A quick word on the Friday Night Opry. I made it down in time and went to the show. The lower level was mostly filled, while the balcony just had people in the lower sections. Joey+Rory were great and they need to be Opry members. So much talent and well liked. While Marshall Chapman is not classic country, she was very good in her tribute to Cowboy Jack Clement. At the age of 64, this was her first Opry appearance. TG Sheppard and Billy Dean were both ok. Riders In The Sky were very funny, as usual. Kelleigh Bannen and Kalisa Ewing, in my humble opinion, could have stayed home. They added nothing to the show. Overall, I would rate Friday a C+.

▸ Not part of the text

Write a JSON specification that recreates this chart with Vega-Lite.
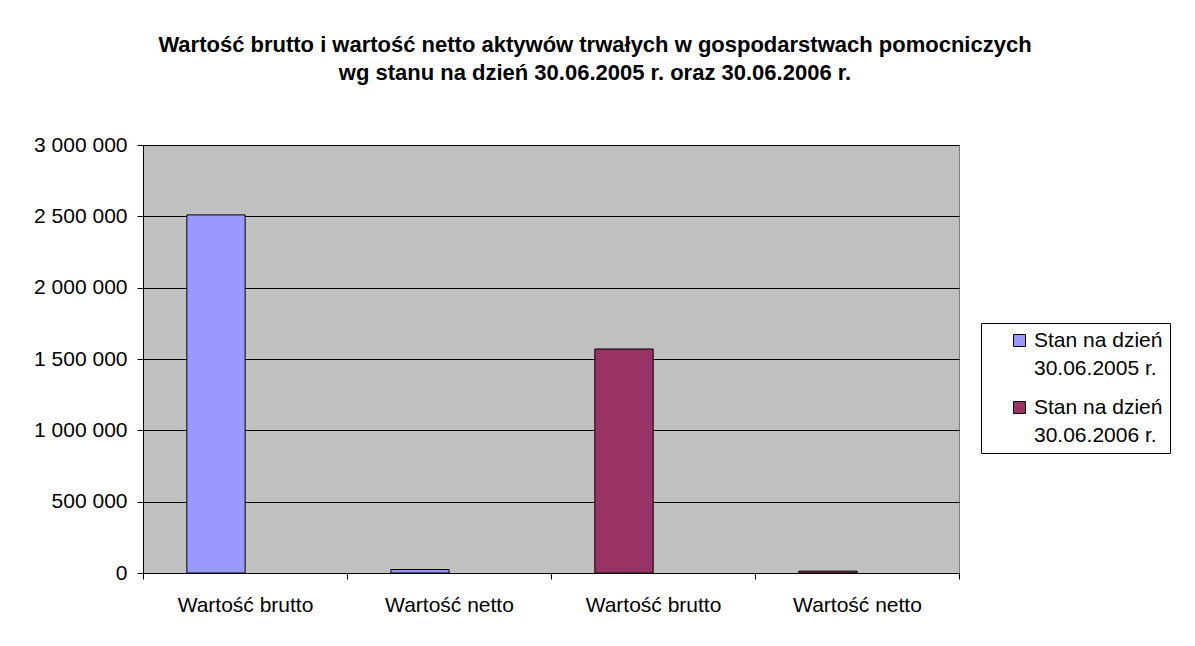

Now some final thoughts on this whole business of honoring Opry members and their anniversaries. In the past, the Opry would honor an artist on their 50th anniversary as an Opry member. Roy Acuff, Minnie Pearl, Bill Monroe, Grandpa Jones, Porter Wagoner, Loretta Lynn and Bill Anderson all had entire segments dedicated to them. In the case of the early ones, since the Opry was being televised they were featured on that segment. In the case of Jean Shepard, Jimmy C Newman, Charlie Louvin and George Hamilton, it was a handshake during their appearance and a chance to sing a 2nd song.(in the case of Jean and Jimmy C, the Opry was still being televised on GAC and they didn't even rate the television portion). I think that is why all of us were wondering what Jim Ed Brown would get. He got the half hour treatment, and in my opinion, they all should. Not too may make it that long. They next to make it to 50 will be Jesse McReynolds in March 2014, with Bobby Osborne to follow in August. But the Opry needs to be consistent in how they honor their members. I know there is a pecking order, and in the Opry's view the Hall of Fame members get the better treatment. Regardless, it is a great accomplishment and they all should be recognized the right way.
To wrap it up, Jim Ed hosted the Ernest Tubb Midnight Jamboree. It was a great show. The place was packed with people standing in the back and in the shop. The show lasted more than an hour and Jim Ed did a number of his songs, as did Helen Cornelius. Maxine and Bonnie joined Jim Ed, from their front row seats, and did a verse of "The 3 Bells." After the show there was cake and all 3 signed autographs well into the night. It was a great way to end the weekend.
Congratulations again to Jim Ed, Maxine and Bonnie and thanks to Pete Fisher and the Grand Ole Opry for honoring Jim Ed and letting Maxine and Bonnie be a part of it.